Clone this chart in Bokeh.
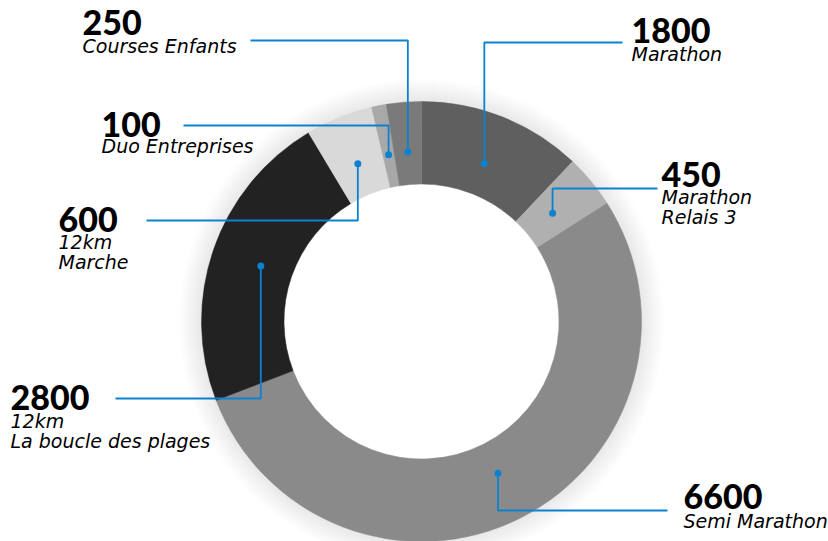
import numpy as np
from bokeh.plotting import figure
from bokeh.models import Range1d, ColumnDataSource
from bokeh.core.properties import value
from bokeh.embed import file_html
from bokeh.resources import INLINE

# ---- data ----
categories = ["Marathon", "Marathon\nRelais 3", "Semi Marathon",
              "12km\nLa boucle des plages", "12km\nMarche",
              "Duo Entreprises", "Courses Enfants"]
values = [1800, 450, 6600, 2800, 600, 100, 250]
# share of the ring taken by each slice (percent)
shares = [12.05, 3.92, 53.2, 22.25, 4.94, 1.08, 2.56]

# ---- style / layout ----
colors = ["#5f5f5f", "#b0b0b0", "#8a8a8a", "#222222", "#d9d9d9", "#a8a8a8", "#7a7a7a"]
BLUE = "#0b82cf"
W, H = 828, 541
CX, CY = 421, H - 321
R_OUT, R_IN, R_DOT = 220, 137.5, 170
NUM_SHIFT = 10   # compensation for text baseline placement
SUB_SHIFT = 7

# label layout in pixel coords (top-left origin):
# text x, number baseline, first sub-line baseline, leader line y, leader line end x
label_layout = [
    (631, 40, 60, 42, 622),
    (661, 184, 203, 188, 657),
    (683, 506, 527, 510, 667),
    (10, 407, 427, 398, 115),
    (58, 229, 248, 220, 146),
    (101, 134, 152, 125, 183),
    (82, 32, 52, 40, 250),
]
LINE_GAP = 20

p = figure(width=W, height=H, x_range=Range1d(0, W), y_range=Range1d(0, H),
           output_backend="svg", toolbar_location=None,
           x_axis_location=None, y_axis_location=None, min_border=0)
p.grid.visible = False
p.outline_line_color = None
p.background_fill_color = "white"

# soft shadow around ring
for k in range(1, 24):
    p.annulus(x=CX, y=CY, inner_radius=R_OUT - 30, outer_radius=R_OUT + k,
              fill_color="black", fill_alpha=0.0055, line_color=None)

sh = np.array(shares, dtype=float)
deg = sh / sh.sum() * 360.0
ends = np.cumsum(deg)
starts = ends - deg
mids = (starts + ends) / 2

src = ColumnDataSource(dict(
    start=np.radians(90 - starts), end=np.radians(90 - ends), color=colors))
p.annular_wedge(x=CX, y=CY, inner_radius=R_IN, outer_radius=R_OUT,
                start_angle="start", end_angle="end", direction="clock",
                fill_color="color", line_color="color", line_width=0.5, source=src)

# leader lines and dots
dx = CX + R_DOT * np.sin(np.radians(mids))
dy = CY + R_DOT * np.cos(np.radians(mids))
xs, ys = [], []
for i, lay in enumerate(label_layout):
    ly = H - lay[3]
    xs.append([dx[i], dx[i], lay[4]])
    ys.append([dy[i], ly, ly])
p.multi_line(xs=xs, ys=ys, line_color=BLUE, line_width=1.8)
p.scatter(x=dx, y=dy, size=7, fill_color=BLUE, line_color=None)

# texts
nx, ny, nt = [], [], []
sx, sy, st = [], [], []
for i, lay in enumerate(label_layout):
    nx.append(lay[0]); ny.append(H - lay[1] + NUM_SHIFT); nt.append(str(values[i]))
    for j, line in enumerate(categories[i].split("\n")):
        sx.append(lay[0]); sy.append(H - (lay[2] + j * LINE_GAP) + SUB_SHIFT); st.append(line)

p.text(x=nx, y=ny, text=nt, text_font=value("Lato Black"), text_font_size="34px",
       text_color="#000000", text_baseline="alphabetic", text_align="left")
p.text(x=sx, y=sy, text=st, text_font=value("DejaVu Sans"), text_font_style="italic",
       text_font_size="19px", text_color="#000000", text_baseline="alphabetic",
       text_align="left")

open("out.html", "w").write(file_html(p, INLINE))
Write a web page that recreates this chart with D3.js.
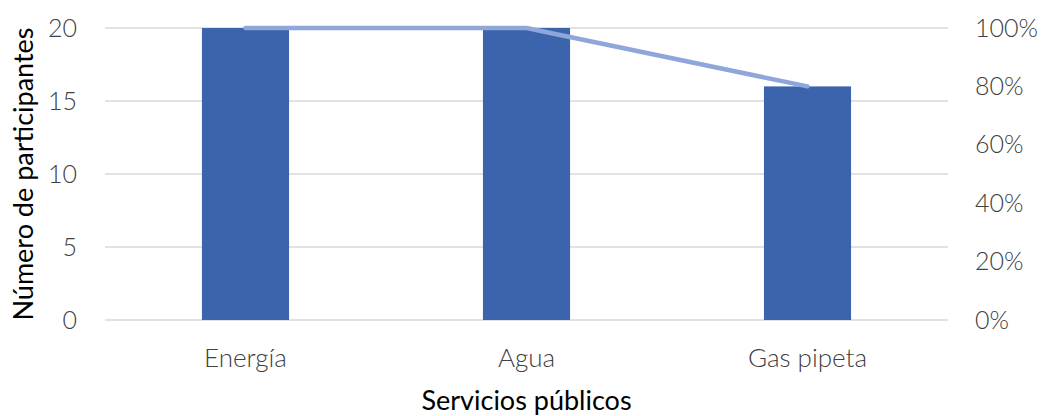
<!DOCTYPE html>
<html>
<head>
<meta charset="utf-8">
<script src="https://cdn.jsdelivr.net/npm/d3@7"></script>
<style>
  body { margin: 0; background: #fff; }
  text { font-family: Lato, "Open Sans", sans-serif; }
</style>
</head>
<body>
<div id="chart"></div>
<script>
// data
const categories = ["Energía", "Agua", "Gas pipeta"];
const participants = [20, 20, 16];
const percent = [1, 1, 0.8];
const leftTicks = [0, 5, 10, 15, 20];
const rightTicks = [0, 0.2, 0.4, 0.6, 0.8, 1];

const width = 1044, height = 416;
const margin = {top: 28, right: 96, bottom: 96, left: 105};

const svg = d3.select("#chart").append("svg")
    .attr("width", width)
    .attr("height", height);

const x = d3.scaleBand()
    .domain(categories)
    .range([margin.left, width - margin.right])
    .paddingInner(0.69)
    .paddingOuter(0.345);

const y = d3.scaleLinear()
    .domain([0, 20])
    .range([height - margin.bottom, margin.top]);

const y2 = d3.scaleLinear()
    .domain([0, 1])
    .range([height - margin.bottom, margin.top]);

// gridlines
svg.append("g")
    .selectAll("line")
    .data(leftTicks)
    .join("line")
    .attr("x1", margin.left)
    .attr("x2", width - margin.right)
    .attr("y1", d => y(d))
    .attr("y2", d => y(d))
    .attr("stroke", "#d9d9d9")
    .attr("stroke-width", 1.5);

// bars
svg.append("g")
    .selectAll("rect")
    .data(categories)
    .join("rect")
    .attr("x", d => x(d))
    .attr("width", x.bandwidth())
    .attr("y", (d, i) => y(participants[i]))
    .attr("height", (d, i) => y(0) - y(participants[i]))
    .attr("fill", "#3c64ad");

// line
const line = d3.line()
    .x((d, i) => x(categories[i]) + x.bandwidth() / 2)
    .y(d => y2(d));

svg.append("path")
    .datum(percent)
    .attr("d", line)
    .attr("fill", "none")
    .attr("stroke", "#8ea6d9")
    .attr("stroke-width", 4.5)
    .attr("stroke-linecap", "round")
    .attr("stroke-linejoin", "round");

// left axis
const leftAxis = svg.append("g")
    .attr("transform", `translate(${margin.left},0)`)
    .call(d3.axisLeft(y).tickValues(leftTicks).tickSize(0).tickPadding(28));
leftAxis.select(".domain").remove();
leftAxis.selectAll("text")
    .attr("font-size", 25)
    .attr("font-weight", 300)
    .attr("fill", "#404040");

// right axis
const rightAxis = svg.append("g")
    .attr("transform", `translate(${width - margin.right},0)`)
    .call(d3.axisRight(y2).tickValues(rightTicks).tickFormat(d3.format(".0%")).tickSize(0).tickPadding(27));
rightAxis.select(".domain").remove();
rightAxis.selectAll("text")
    .attr("font-size", 25)
    .attr("font-weight", 300)
    .attr("fill", "#404040");

// bottom axis
const bottomAxis = svg.append("g")
    .attr("transform", `translate(0,${height - margin.bottom})`)
    .call(d3.axisBottom(x).tickSize(0).tickPadding(29));
bottomAxis.select(".domain").remove();
bottomAxis.selectAll("text")
    .attr("font-size", 26)
    .attr("font-weight", 300)
    .attr("fill", "#404040");

// axis titles
svg.append("text")
    .attr("x", (margin.left + width - margin.right) / 2)
    .attr("y", 410)
    .attr("text-anchor", "middle")
    .attr("font-size", 27)
    .attr("fill", "#000")
    .text("Servicios públicos");

svg.append("text")
    .attr("transform", `translate(33,${(margin.top + height - margin.bottom) / 2}) rotate(-90)`)
    .attr("text-anchor", "middle")
    .attr("font-size", 27)
    .attr("fill", "#000")
    .text("Número de participantes");
</script>
</body>
</html>
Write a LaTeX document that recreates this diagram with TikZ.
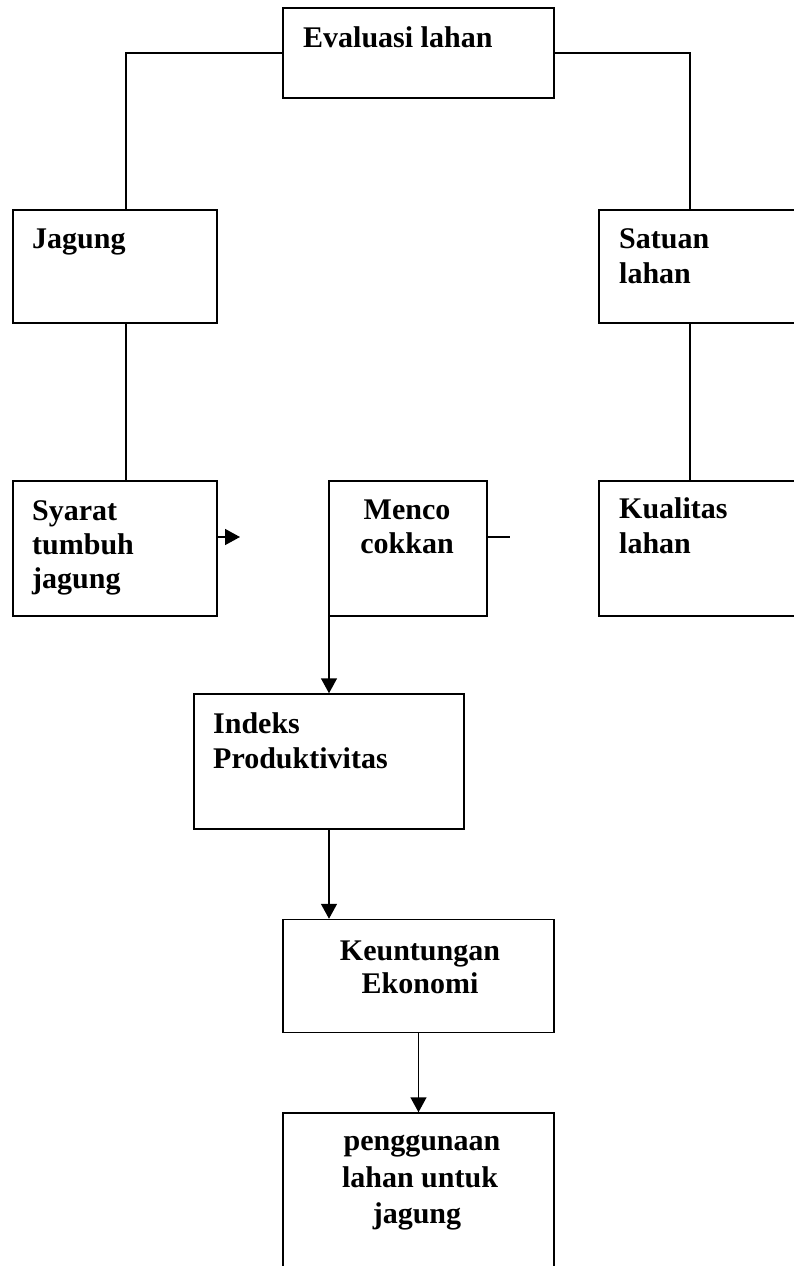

----------------------------------------

- [Exercise goal]: All of the material above is to be copied exactly, except for its images.

- [Solution]:
Clone this chart in Bokeh.
import numpy as np
from bokeh.plotting import figure
from bokeh.models import Range1d, ColumnDataSource
from bokeh.core.properties import value
from bokeh.embed import file_html
from bokeh.resources import INLINE

# ---- data ----
categories = ["Marathon", "Marathon\nRelais 3", "Semi Marathon",
              "12km\nLa boucle des plages", "12km\nMarche",
              "Duo Entreprises", "Courses Enfants"]
values = [1800, 450, 6600, 2800, 600, 100, 250]
# share of the ring taken by each slice (percent)
shares = [12.05, 3.92, 53.2, 22.25, 4.94, 1.08, 2.56]

# ---- style / layout ----
colors = ["#5f5f5f", "#b0b0b0", "#8a8a8a", "#222222", "#d9d9d9", "#a8a8a8", "#7a7a7a"]
BLUE = "#0b82cf"
W, H = 828, 541
CX, CY = 421, H - 321
R_OUT, R_IN, R_DOT = 220, 137.5, 170
NUM_SHIFT = 10   # compensation for text baseline placement
SUB_SHIFT = 7

# label layout in pixel coords (top-left origin):
# text x, number baseline, first sub-line baseline, leader line y, leader line end x
label_layout = [
    (631, 40, 60, 42, 622),
    (661, 184, 203, 188, 657),
    (683, 506, 527, 510, 667),
    (10, 407, 427, 398, 115),
    (58, 229, 248, 220, 146),
    (101, 134, 152, 125, 183),
    (82, 32, 52, 40, 250),
]
LINE_GAP = 20

p = figure(width=W, height=H, x_range=Range1d(0, W), y_range=Range1d(0, H),
           output_backend="svg", toolbar_location=None,
           x_axis_location=None, y_axis_location=None, min_border=0)
p.grid.visible = False
p.outline_line_color = None
p.background_fill_color = "white"

# soft shadow around ring
for k in range(1, 24):
    p.annulus(x=CX, y=CY, inner_radius=R_OUT - 30, outer_radius=R_OUT + k,
              fill_color="black", fill_alpha=0.0055, line_color=None)

sh = np.array(shares, dtype=float)
deg = sh / sh.sum() * 360.0
ends = np.cumsum(deg)
starts = ends - deg
mids = (starts + ends) / 2

src = ColumnDataSource(dict(
    start=np.radians(90 - starts), end=np.radians(90 - ends), color=colors))
p.annular_wedge(x=CX, y=CY, inner_radius=R_IN, outer_radius=R_OUT,
                start_angle="start", end_angle="end", direction="clock",
                fill_color="color", line_color="color", line_width=0.5, source=src)

# leader lines and dots
dx = CX + R_DOT * np.sin(np.radians(mids))
dy = CY + R_DOT * np.cos(np.radians(mids))
xs, ys = [], []
for i, lay in enumerate(label_layout):
    ly = H - lay[3]
    xs.append([dx[i], dx[i], lay[4]])
    ys.append([dy[i], ly, ly])
p.multi_line(xs=xs, ys=ys, line_color=BLUE, line_width=1.8)
p.scatter(x=dx, y=dy, size=7, fill_color=BLUE, line_color=None)

# texts
nx, ny, nt = [], [], []
sx, sy, st = [], [], []
for i, lay in enumerate(label_layout):
    nx.append(lay[0]); ny.append(H - lay[1] + NUM_SHIFT); nt.append(str(values[i]))
    for j, line in enumerate(categories[i].split("\n")):
        sx.append(lay[0]); sy.append(H - (lay[2] + j * LINE_GAP) + SUB_SHIFT); st.append(line)

p.text(x=nx, y=ny, text=nt, text_font=value("Lato Black"), text_font_size="34px",
       text_color="#000000", text_baseline="alphabetic", text_align="left")
p.text(x=sx, y=sy, text=st, text_font=value("DejaVu Sans"), text_font_style="italic",
       text_font_size="19px", text_color="#000000", text_baseline="alphabetic",
       text_align="left")

open("out.html", "w").write(file_html(p, INLINE))
Write a web page that recreates this chart with D3.js.
<!DOCTYPE html>
<html>
<head>
<meta charset="utf-8">
<script src="https://cdn.jsdelivr.net/npm/d3@7"></script>
<style>
  body { margin: 0; background: #fff; }
  text { font-family: Lato, "Open Sans", sans-serif; }
</style>
</head>
<body>
<div id="chart"></div>
<script>
// data
const categories = ["Energía", "Agua", "Gas pipeta"];
const participants = [20, 20, 16];
const percent = [1, 1, 0.8];
const leftTicks = [0, 5, 10, 15, 20];
const rightTicks = [0, 0.2, 0.4, 0.6, 0.8, 1];

const width = 1044, height = 416;
const margin = {top: 28, right: 96, bottom: 96, left: 105};

const svg = d3.select("#chart").append("svg")
    .attr("width", width)
    .attr("height", height);

const x = d3.scaleBand()
    .domain(categories)
    .range([margin.left, width - margin.right])
    .paddingInner(0.69)
    .paddingOuter(0.345);

const y = d3.scaleLinear()
    .domain([0, 20])
    .range([height - margin.bottom, margin.top]);

const y2 = d3.scaleLinear()
    .domain([0, 1])
    .range([height - margin.bottom, margin.top]);

// gridlines
svg.append("g")
    .selectAll("line")
    .data(leftTicks)
    .join("line")
    .attr("x1", margin.left)
    .attr("x2", width - margin.right)
    .attr("y1", d => y(d))
    .attr("y2", d => y(d))
    .attr("stroke", "#d9d9d9")
    .attr("stroke-width", 1.5);

// bars
svg.append("g")
    .selectAll("rect")
    .data(categories)
    .join("rect")
    .attr("x", d => x(d))
    .attr("width", x.bandwidth())
    .attr("y", (d, i) => y(participants[i]))
    .attr("height", (d, i) => y(0) - y(participants[i]))
    .attr("fill", "#3c64ad");

// line
const line = d3.line()
    .x((d, i) => x(categories[i]) + x.bandwidth() / 2)
    .y(d => y2(d));

svg.append("path")
    .datum(percent)
    .attr("d", line)
    .attr("fill", "none")
    .attr("stroke", "#8ea6d9")
    .attr("stroke-width", 4.5)
    .attr("stroke-linecap", "round")
    .attr("stroke-linejoin", "round");

// left axis
const leftAxis = svg.append("g")
    .attr("transform", `translate(${margin.left},0)`)
    .call(d3.axisLeft(y).tickValues(leftTicks).tickSize(0).tickPadding(28));
leftAxis.select(".domain").remove();
leftAxis.selectAll("text")
    .attr("font-size", 25)
    .attr("font-weight", 300)
    .attr("fill", "#404040");

// right axis
const rightAxis = svg.append("g")
    .attr("transform", `translate(${width - margin.right},0)`)
    .call(d3.axisRight(y2).tickValues(rightTicks).tickFormat(d3.format(".0%")).tickSize(0).tickPadding(27));
rightAxis.select(".domain").remove();
rightAxis.selectAll("text")
    .attr("font-size", 25)
    .attr("font-weight", 300)
    .attr("fill", "#404040");

// bottom axis
const bottomAxis = svg.append("g")
    .attr("transform", `translate(0,${height - margin.bottom})`)
    .call(d3.axisBottom(x).tickSize(0).tickPadding(29));
bottomAxis.select(".domain").remove();
bottomAxis.selectAll("text")
    .attr("font-size", 26)
    .attr("font-weight", 300)
    .attr("fill", "#404040");

// axis titles
svg.append("text")
    .attr("x", (margin.left + width - margin.right) / 2)
    .attr("y", 410)
    .attr("text-anchor", "middle")
    .attr("font-size", 27)
    .attr("fill", "#000")
    .text("Servicios públicos");

svg.append("text")
    .attr("transform", `translate(33,${(margin.top + height - margin.bottom) / 2}) rotate(-90)`)
    .attr("text-anchor", "middle")
    .attr("font-size", 27)
    .attr("fill", "#000")
    .text("Número de participantes");
</script>
</body>
</html>
Write a LaTeX document that recreates this diagram with TikZ.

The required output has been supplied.